* _Exercise description_: Below are records. Copy every line with "React" in it.

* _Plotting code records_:
┌────────

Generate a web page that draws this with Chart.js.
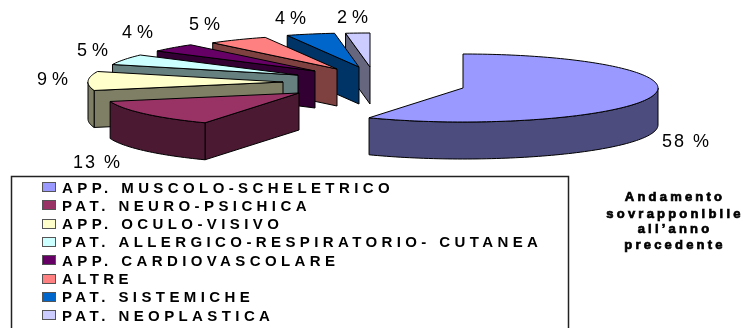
<!DOCTYPE html>
<html>
<head>
<meta charset="utf-8">
<style>
  html, body { margin: 0; padding: 0; background: #fff; }
  canvas { display: block; }
</style>
<script src="https://cdn.jsdelivr.net/npm/chart.js@4/dist/chart.umd.min.js"></script>
</head>
<body>
<canvas id="pie3d" width="744" height="328"></canvas>
<script>
const categories = ['APP. MUSCOLO-SCHELETRICO', 'PAT. NEURO-PSICHICA', 'APP. OCULO-VISIVO',
  'PAT. ALLERGICO-RESPIRATORIO- CUTANEA', 'APP. CARDIOVASCOLARE', 'ALTRE', 'PAT. SISTEMICHE', 'PAT. NEOPLASTICA'];
const percentages = [58, 13, 9, 5, 4, 5, 4, 2];
const noteLines = ['Andamento', 'sovrapponibile', 'all\u2019anno', 'precedente'];

const topColors = ['#9999FF', '#993366', '#FFFFCC', '#CCFFFF', '#660066', '#FF8080', '#0066CC', '#CCCCFF'];
const wallColors = ['#4C4C7F', '#4C1933', '#7F7F66', '#667F7F', '#330033', '#7F4040', '#003366', '#66667F'];

// how far each slice is pulled out of the pie, px
const explodeX = [0, -164, -180, -165, -148, -126, -104, -93];
const explodeY = [0, 5, -6, -13, -17, -19, -21, -21];
// where the percent labels sit (left, baseline)
const pctX = [662, 73, 37, 77, 122, 189, 275, 337];
const pctY = [147, 168, 85, 56, 38, 30, 24, 23];

const RADIUS = 195;
const TILT = 34 / 195;
const DEPTH = 37;

function px(arc, i, a) { return arc.x + explodeX[i] + RADIUS * Math.cos(a); }
function py(arc, i, a) { return arc.y + explodeY[i] + RADIUS * TILT * Math.sin(a); }

// outline of the rim from a0 to a1
function rimPath(ctx, arc, i, a0, a1, drop) {
  const steps = Math.max(2, Math.ceil(Math.abs(a1 - a0) * 40));
  for (let s = 0; s <= steps; s++) {
    const a = a0 + (a1 - a0) * s / steps;
    ctx.lineTo(px(arc, i, a), py(arc, i, a) + drop);
  }
}

function drawSlice(ctx, arc, i) {
  const start = arc.startAngle, end = arc.endAngle;
  const ax = arc.x + explodeX[i], ay = arc.y + explodeY[i];
  ctx.strokeStyle = '#000';
  ctx.lineWidth = 1;
  ctx.lineJoin = 'round';

  // cut face on the side turned to the viewer
  if (start > Math.PI / 2 && start < Math.PI * 1.5) {
    ctx.beginPath();
    ctx.moveTo(ax, ay);
    ctx.lineTo(px(arc, i, start), py(arc, i, start));
    ctx.lineTo(px(arc, i, start), py(arc, i, start) + DEPTH);
    ctx.lineTo(ax, ay + DEPTH);
    ctx.closePath();
    ctx.fillStyle = wallColors[i];
    ctx.fill();
    ctx.stroke();
  }

  // outer wall, only the front half of the ellipse shows
  const w0 = Math.max(start, 0), w1 = Math.min(end, Math.PI);
  if (w1 > w0) {
    ctx.beginPath();
    ctx.moveTo(px(arc, i, w0), py(arc, i, w0));
    rimPath(ctx, arc, i, w0, w1, 0);
    rimPath(ctx, arc, i, w1, w0, DEPTH);
    ctx.closePath();
    ctx.fillStyle = wallColors[i];
    ctx.fill();
    ctx.stroke();
  }

  // top face
  ctx.beginPath();
  ctx.moveTo(ax, ay);
  rimPath(ctx, arc, i, start, end, 0);
  ctx.closePath();
  ctx.fillStyle = topColors[i];
  ctx.fill();
  ctx.stroke();
}

const pie3d = {
  id: 'pie3d',
  beforeDatasetsDraw(chart) {
    const ctx = chart.ctx;
    const arcs = chart.getDatasetMeta(0).data;
    ctx.save();
    // back slices first, the big one last
    for (let i = arcs.length - 1; i >= 1; i--) drawSlice(ctx, arcs[i], i);
    drawSlice(ctx, arcs[0], 0);
    ctx.restore();
    return false;
  },
  afterDraw(chart) {
    const ctx = chart.ctx;
    ctx.save();
    ctx.textBaseline = 'alphabetic';

    // percent labels
    ctx.fillStyle = '#000';
    ctx.font = '18px "Liberation Sans"';
    percentages.forEach((v, i) => {
      ctx.letterSpacing = v >= 10 ? '2px' : '0px';
      ctx.fillText(v + ' %', pctX[i], pctY[i]);
    });

    // legend box, runs off the bottom of the picture
    ctx.letterSpacing = '0px';
    ctx.strokeStyle = '#222';
    ctx.lineWidth = 1.5;
    ctx.strokeRect(11.5, 176.5, 557, 170);
    ctx.font = 'bold 15px "Liberation Sans"';
    ctx.letterSpacing = '4.4px';
    categories.forEach((name, i) => {
      const y = 187 + i * 18.3;
      ctx.fillStyle = topColors[i];
      ctx.strokeStyle = '#555';
      ctx.lineWidth = 1;
      ctx.fillRect(42.5, Math.round(y) - 4.5, 13, 9);
      ctx.strokeRect(42.5, Math.round(y) - 4.5, 13, 9);
      ctx.fillStyle = '#000';
      ctx.fillText(name, 62, y + 5.5);
    });

    // side note
    ctx.font = '900 13px "Liberation Sans"';
    ctx.letterSpacing = '3.2px';
    ctx.textAlign = 'center';
    ctx.strokeStyle = '#000';
    ctx.lineWidth = 0.7;
    const noteY = [201, 218, 233, 249];
    noteLines.forEach((line, i) => {
      ctx.fillText(line, 675, noteY[i]);
      ctx.strokeText(line, 675, noteY[i]);
    });
    ctx.restore();
  }
};

new Chart(document.getElementById('pie3d'), {
  type: 'pie',
  data: {
    labels: categories,
    datasets: [{ data: percentages, backgroundColor: topColors, borderColor: '#000', borderWidth: 1 }]
  },
  options: {
    responsive: false,
    animation: false,
    radius: RADIUS,
    // puts the pie centre where the big slice has its point
    layout: { padding: { left: 182, bottom: 152 } },
    plugins: { legend: { display: false }, tooltip: { enabled: false } }
  },
  plugins: [pie3d]
});
</script>
</body>
</html>
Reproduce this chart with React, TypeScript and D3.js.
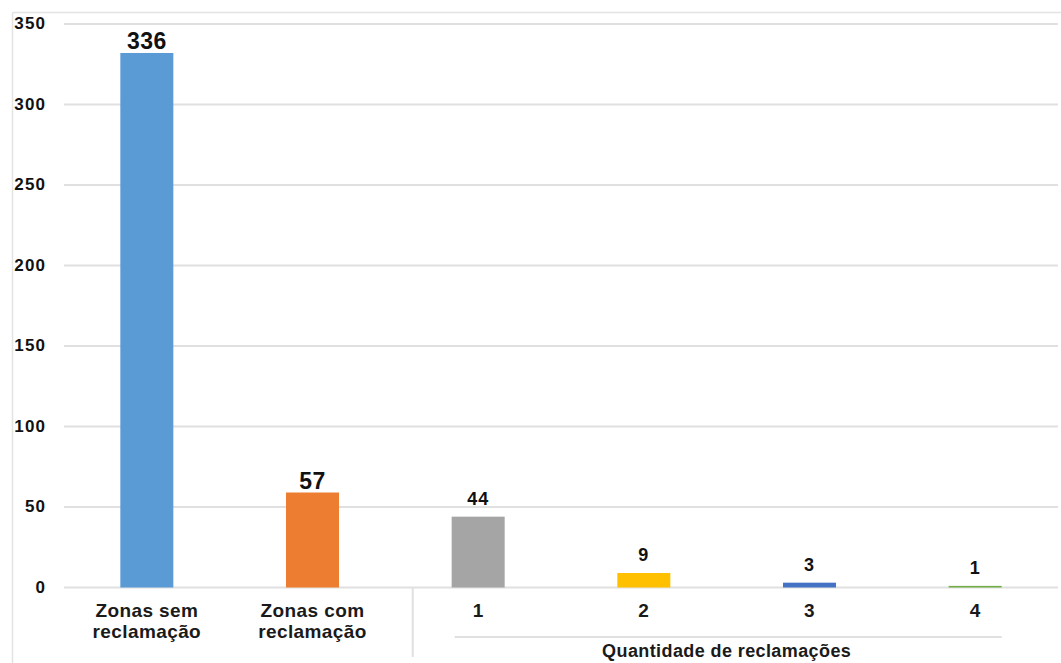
import React from "react";
import * as d3 from "d3";

const categories = ["Zonas sem\nreclamação", "Zonas com\nreclamação", "1", "2", "3", "4"];
const barValues = [332, 59, 44, 9, 3, 1];
const valueLabels = ["336", "57", "44", "9", "3", "1"];
const barColors = ["#5B9BD5", "#ED7D31", "#A5A5A5", "#FFC000", "#4472C4", "#70AD47"];
const yTicks = [0, 50, 100, 150, 200, 250, 300, 350];
const groupLabel = "Quantidade de reclamações";

const W = 1061;
const H = 663;
const FONT = "'Liberation Sans', Arial, sans-serif";

export default function App() {
  const left = 64;
  const right = 1058;
  const y = d3.scaleLinear().domain([0, 350]).range([587.5, 24]);
  const x = d3
    .scaleBand<string>()
    .domain(categories)
    .range([left, right])
    .paddingInner(0.68)
    .paddingOuter(0.34);
  const bw = x.bandwidth();
  const step = x.step();
  const grpStart = x(categories[2])!;
  const grpEnd = x(categories[5])! + bw;
  const sepX = grpStart - step * 0.235;

  return (
    <svg
      width={W}
      height={H}
      style={{ position: "absolute", left: 0, top: 0, background: "#fff" }}
      fontFamily={FONT}
    >
      <rect x={0} y={0} width={W} height={H} fill="#fff" />
      {/* outer border */}
      <line x1={12.5} y1={12.5} x2={W} y2={12.5} stroke="#e3e3e3" strokeWidth={1.5} />
      <line x1={12.5} y1={12.5} x2={12.5} y2={H} stroke="#e3e3e3" strokeWidth={1.5} />

      {/* gridlines */}
      {yTicks.map((t) => (
        <line key={"g" + t} x1={left} x2={right} y1={y(t)} y2={y(t)} stroke="#e0e0e0" strokeWidth={2} />
      ))}
      {/* y tick labels */}
      {yTicks.map((t) => (
        <text
          key={"t" + t}
          x={46}
          y={y(t) + 5}
          textAnchor="end"
          fontSize={17}
          fontWeight="bold"
          letterSpacing={1.1}
          fill="#111"
        >
          {t}
        </text>
      ))}

      {/* bars */}
      {categories.map((c, i) => (
        <rect
          key={"b" + i}
          x={x(c)}
          y={y(barValues[i])}
          width={bw}
          height={Math.max(1.5, y(0) - y(barValues[i]))}
          fill={barColors[i]}
        />
      ))}

      {/* value labels */}
      {categories.map((c, i) => {
        const big = i < 2;
        return (
          <text
            key={"v" + i}
            x={x(c)! + bw / 2}
            y={y(barValues[i]) - (big ? 4 : 12)}
            textAnchor="middle"
            fontSize={big ? 23 : 18}
            fontWeight="bold"
            letterSpacing={big ? 0.5 : 1}
            fill="#111"
          >
            {valueLabels[i]}
          </text>
        );
      })}

      {/* category labels */}
      {categories.map((c, i) => {
        const lines = c.split("\n");
        return (
          <text
            key={"c" + i}
            x={x(c)! + bw / 2}
            textAnchor="middle"
            fontSize={19}
            fontWeight="bold"
            letterSpacing={0.4}
            fill="#1a1a1a"
          >
            {lines.map((l, j) => (
              <tspan key={j} x={x(c)! + bw / 2} y={617 + j * 21}>
                {l}
              </tspan>
            ))}
          </text>
        );
      })}

      {/* group separators */}
      <line x1={sepX} x2={sepX} y1={588} y2={657} stroke="#e0e0e0" strokeWidth={2} />
      <line x1={grpStart + 3} x2={grpEnd} y1={637} y2={637} stroke="#e0e0e0" strokeWidth={2} />
      <text
        x={(grpStart + grpEnd) / 2}
        y={657}
        textAnchor="middle"
        fontSize={18}
        fontWeight="bold"
        letterSpacing={0.4}
        fill="#1a1a1a"
      >
        {groupLabel}
      </text>
    </svg>
  );
}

└────────

* _Final result_:
Reproduce this chart with React, TypeScript and D3.js.
import React from "react";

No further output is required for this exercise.